EU on the backburner for the AKP

EU on the backburner for the AKP

For those listening to Prime Minister Recep Tayyip Erdoğan’s address to his party congress on Sunday, there was little surprise in what he said concerning foreign policy. What he did not say, however, did attract attention. Erdoğan did not mention Turkey’s EU perspective once in his nearly three-hour address to delegates.

This appeared to suggest that this is not a priority issue for the Justice and Development Party (AKP), and its vision for a Turkey as it heads for the centenary of its Republic in 2023.

Erdoğan did not mention ties with Europe either, only referring to Germany and France in the negative when he used strong words to criticize Islamophobia.

The booklet spelling out the AKP’s political vision did contain a paragraph, however, indicating that Turkey remains committed to EU membership. But it is clear that this much had to be done for the sake of pragmatic political correctness. The EU was also mentioned in the list handed out at the congress, which itemized the AKP’s priorities in the coming period. Commitment to the membership process, however and tellingly, was item 60 in the list of 63 items.

Erdoğan’s emotional address, in which Islamic references were predominant, on the other hand, indicated clearly who he considers to be his natural interlocutors and for whom he and the AKP really have sympathy. The cities he sent his warmest greetings to covered an Islamic region that stretches from Baku to Sarajevo, from Arbil to Kabul, from Ramallah to Tripoli.

Turkey clearly continues to be dependent on ties with the West for political, economic and security reasons, and vice versa. However, anyone following Sunday’s congress would have gotten the impression that feelings are not the warmest when it comes to the West. The “Islamic flavor” of the AKP congress was also apparent in the profile of the foreign guests, who included Egypt’s new Islamist president, Mohamed Morsi, as guest of honor.

Even though Turkey’s global strategic and economic value is said to be increasing, it was noticeable that no Western leader in office was there to provide moral support for Erdoğan.

Whether this was because they were not invited or because they chose not to attend does not make much difference.

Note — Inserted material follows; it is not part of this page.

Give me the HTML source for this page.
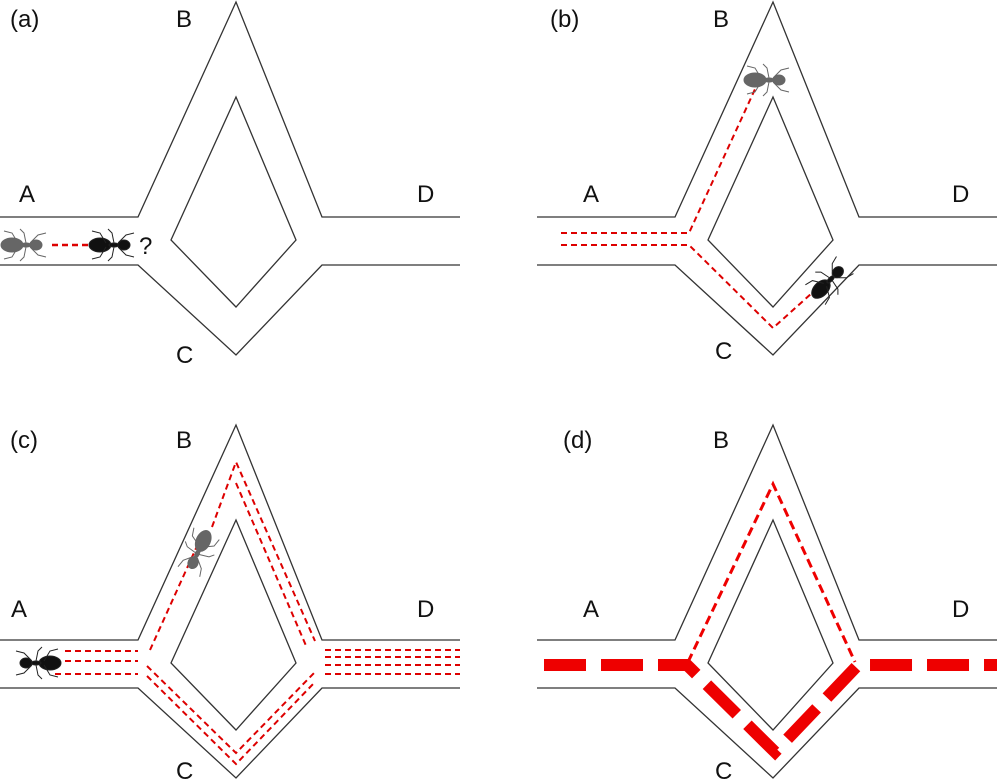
<!DOCTYPE html>
<html><head><style>
html,body{margin:0;padding:0;background:#fff;}
svg{display:block;}
text{font-family:"Liberation Sans",sans-serif;font-size:24px;fill:#111;}
</style></head><body>
<svg width="1000" height="783" viewBox="0 0 1000 783" xmlns="http://www.w3.org/2000/svg">
<defs>
<g id="net" fill="none" stroke="#333" stroke-width="1.3">
<polyline points="0,217 138,217 236,2 322,217 460,217"/>
<polyline points="0,265 138,265 236,355 322,265 460,265"/>
<polygon points="236,97 296,240 236,307 171,240"/>
</g>
<g id="ant">
<ellipse cx="-10" cy="0" rx="11" ry="7"/>
<ellipse cx="4" cy="0" rx="5" ry="2"/>
<ellipse cx="14" cy="0" rx="6" ry="5"/>
<g stroke-width="1" fill="none">
<path d="M-4,-2 L-10,-12 L-18,-14 M-4,2 L-10,12 L-18,14 M4,-2 L2,-12 L-2,-16 M4,2 L2,12 L-2,16 M8,-2 L16,-10 L24,-12 M8,2 L16,10 L24,12"/>
</g>
</g>
</defs>
<!-- a -->
<use href="#net"/>
<text x="10" y="27">(a)</text><text x="176" y="27">B</text><text x="19" y="202">A</text><text x="417" y="202">D</text><text x="176" y="363">C</text>
<line x1="52" y1="245" x2="88" y2="245" stroke="#d00" stroke-width="2.5" stroke-dasharray="6,4"/>
<g fill="#666" stroke="#666" transform="translate(22,245)"><use href="#ant"/></g>
<g fill="#111" stroke="#222" transform="translate(110,245)"><use href="#ant"/></g>
<text x="139" y="254">?</text>
<!-- b -->
<g transform="translate(537,0)"><use href="#net"/></g>
<text x="550" y="27">(b)</text><text x="713" y="27">B</text><text x="583" y="202">A</text><text x="952" y="202">D</text><text x="715" y="359">C</text>
<g fill="none" stroke="#d00" stroke-width="2" stroke-dasharray="6,4">
<polyline points="561,233 689,233 756,87"/>
<polyline points="561,245 689,245 773,328 812,293"/>
</g>
<g fill="#666" stroke="#666" transform="translate(765,80)"><use href="#ant"/></g>
<g fill="#111" stroke="#222" transform="translate(828,282) rotate(-45)"><use href="#ant"/></g>
<!-- c -->
<g transform="translate(0,423)"><use href="#net"/></g>
<text x="10" y="448">(c)</text><text x="176" y="448">B</text><text x="11" y="617">A</text><text x="417" y="617">D</text><text x="176" y="779">C</text>
<g fill="none" stroke="#d00" stroke-width="2" stroke-dasharray="6,4">
<line x1="65" y1="651" x2="138" y2="651"/><line x1="65" y1="661" x2="138" y2="661"/><line x1="55" y1="674" x2="138" y2="674"/>
<polyline points="150,650 202,535"/>
<polyline points="212,527 236,462 315,641"/>
<polyline points="236,483 307,648"/>
<polyline points="147,666 236,753 315,672"/>
<polyline points="147,676 236,764 315,682"/>
<line x1="325" y1="650" x2="460" y2="650"/><line x1="325" y1="657" x2="460" y2="657"/><line x1="325" y1="665" x2="460" y2="665"/><line x1="325" y1="674" x2="460" y2="674"/>
</g>
<g fill="#666" stroke="#666" transform="translate(199,550) rotate(115)"><use href="#ant"/></g>
<g fill="#111" stroke="#222" transform="translate(40,663) rotate(180)"><use href="#ant"/></g>
<!-- d -->
<g transform="translate(537,423)"><use href="#net"/></g>
<text x="563" y="448">(d)</text><text x="713" y="448">B</text><text x="583" y="617">A</text><text x="952" y="617">D</text><text x="715" y="779">C</text>
<polyline points="688,662 773,484 855,662" fill="none" stroke="#e00" stroke-width="3" stroke-dasharray="9,5"/>
<polyline points="544,665 687,665 775,752 858,665 997,665" fill="none" stroke="#e00" stroke-width="12" stroke-dasharray="42,15"/>
</svg>
</body></html>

In either case, the absence of the West in what was billed as one of the AKP’s most important party congresses to date was glaring. The presence of former German Chancellor Gerhard Schröder and a sprinkling of representatives from various European political parties – mostly Muslim members – did not alter this fact. The delirious welcome that Hamas’ Khaled Mashaal got from the delegates, on the other hand, underscored where sympathies really lay during the congress.

The EU is, of course, in a state of turmoil today and Turkey’s membership prospects are as distant as ever. The fact is, however, that Turkey’s EU perspective has been kept alive – despite all hurdles – because it provided a driving force for reforms in the past, even when membership appeared remote, and because Europe could not afford to decouple Turkey from the continent for a host of strategic reasons.

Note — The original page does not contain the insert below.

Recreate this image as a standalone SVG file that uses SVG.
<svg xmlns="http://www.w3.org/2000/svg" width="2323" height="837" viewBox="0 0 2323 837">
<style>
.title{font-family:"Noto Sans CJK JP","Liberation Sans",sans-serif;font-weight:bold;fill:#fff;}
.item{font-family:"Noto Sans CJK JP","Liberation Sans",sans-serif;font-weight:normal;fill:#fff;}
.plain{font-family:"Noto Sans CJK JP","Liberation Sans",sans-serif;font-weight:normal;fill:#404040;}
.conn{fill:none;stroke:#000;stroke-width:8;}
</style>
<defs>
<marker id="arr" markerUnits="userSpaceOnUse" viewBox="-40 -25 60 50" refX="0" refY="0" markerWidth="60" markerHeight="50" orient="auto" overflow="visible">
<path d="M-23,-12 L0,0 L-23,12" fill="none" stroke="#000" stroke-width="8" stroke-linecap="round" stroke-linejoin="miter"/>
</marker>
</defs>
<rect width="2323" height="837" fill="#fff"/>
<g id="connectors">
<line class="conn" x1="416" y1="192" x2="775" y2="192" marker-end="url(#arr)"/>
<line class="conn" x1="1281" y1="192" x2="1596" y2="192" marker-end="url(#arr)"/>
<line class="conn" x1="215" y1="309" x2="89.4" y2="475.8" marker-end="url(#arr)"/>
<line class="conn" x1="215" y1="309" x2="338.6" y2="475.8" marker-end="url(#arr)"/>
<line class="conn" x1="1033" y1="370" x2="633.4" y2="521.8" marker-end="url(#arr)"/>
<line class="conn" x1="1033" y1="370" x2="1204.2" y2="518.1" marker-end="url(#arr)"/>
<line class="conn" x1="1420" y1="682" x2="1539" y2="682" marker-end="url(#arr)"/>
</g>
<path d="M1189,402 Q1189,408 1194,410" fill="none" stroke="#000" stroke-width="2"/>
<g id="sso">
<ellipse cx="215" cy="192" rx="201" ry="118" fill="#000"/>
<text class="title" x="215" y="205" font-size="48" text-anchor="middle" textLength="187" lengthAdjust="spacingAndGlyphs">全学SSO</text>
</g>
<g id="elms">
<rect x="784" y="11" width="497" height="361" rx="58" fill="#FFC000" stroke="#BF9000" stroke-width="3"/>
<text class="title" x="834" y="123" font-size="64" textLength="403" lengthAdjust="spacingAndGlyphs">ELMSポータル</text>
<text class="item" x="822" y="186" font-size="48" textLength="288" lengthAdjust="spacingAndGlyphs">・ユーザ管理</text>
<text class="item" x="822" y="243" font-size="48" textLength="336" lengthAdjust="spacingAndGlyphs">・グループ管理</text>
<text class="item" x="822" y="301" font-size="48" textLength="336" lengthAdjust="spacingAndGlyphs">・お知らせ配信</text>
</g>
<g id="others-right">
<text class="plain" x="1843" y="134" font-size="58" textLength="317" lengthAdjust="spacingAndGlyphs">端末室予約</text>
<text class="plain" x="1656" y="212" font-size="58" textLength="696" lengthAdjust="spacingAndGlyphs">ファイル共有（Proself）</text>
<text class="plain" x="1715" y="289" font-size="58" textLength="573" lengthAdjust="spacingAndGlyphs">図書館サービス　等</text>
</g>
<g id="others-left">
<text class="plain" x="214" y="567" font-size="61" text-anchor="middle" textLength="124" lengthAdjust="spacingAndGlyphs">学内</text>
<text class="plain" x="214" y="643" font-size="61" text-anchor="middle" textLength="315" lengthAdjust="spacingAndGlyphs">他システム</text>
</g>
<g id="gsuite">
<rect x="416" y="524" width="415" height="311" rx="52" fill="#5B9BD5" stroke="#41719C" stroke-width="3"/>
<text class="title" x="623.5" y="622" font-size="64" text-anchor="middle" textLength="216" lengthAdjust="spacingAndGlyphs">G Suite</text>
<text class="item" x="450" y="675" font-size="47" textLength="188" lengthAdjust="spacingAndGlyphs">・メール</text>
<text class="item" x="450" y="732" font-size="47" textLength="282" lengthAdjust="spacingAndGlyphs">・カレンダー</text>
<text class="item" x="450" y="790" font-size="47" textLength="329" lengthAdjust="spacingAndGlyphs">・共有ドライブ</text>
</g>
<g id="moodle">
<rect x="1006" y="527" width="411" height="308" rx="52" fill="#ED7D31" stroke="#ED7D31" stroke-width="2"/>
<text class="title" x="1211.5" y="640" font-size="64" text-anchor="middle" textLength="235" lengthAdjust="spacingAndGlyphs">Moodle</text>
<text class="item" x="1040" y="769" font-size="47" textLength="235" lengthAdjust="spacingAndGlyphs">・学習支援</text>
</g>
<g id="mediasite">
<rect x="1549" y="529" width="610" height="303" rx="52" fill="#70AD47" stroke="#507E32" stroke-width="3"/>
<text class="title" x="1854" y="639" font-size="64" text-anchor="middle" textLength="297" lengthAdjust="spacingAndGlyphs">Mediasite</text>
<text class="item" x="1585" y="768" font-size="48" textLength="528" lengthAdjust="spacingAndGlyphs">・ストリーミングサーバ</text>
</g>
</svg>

Needless to say, Erdoğan promised a lot of reforms during his address on Sunday, but doubts are increasing that reform to enhance democracy, freedom of expression, human rights and other matters can be enacted with the sense of urgency that is required without a push from outside.

It is obvious that such a push will not come from the Islamic world where Erdoğan is vying for leadership.

Clearly, however, Erdoğan and his supporters, who do not identify culturally with the EU anyway, are not concerned about this – especially when one considers that the AKP is effectively unopposed as it gradually unveils its vision for a new Turkey based on its own set of mostly religious values.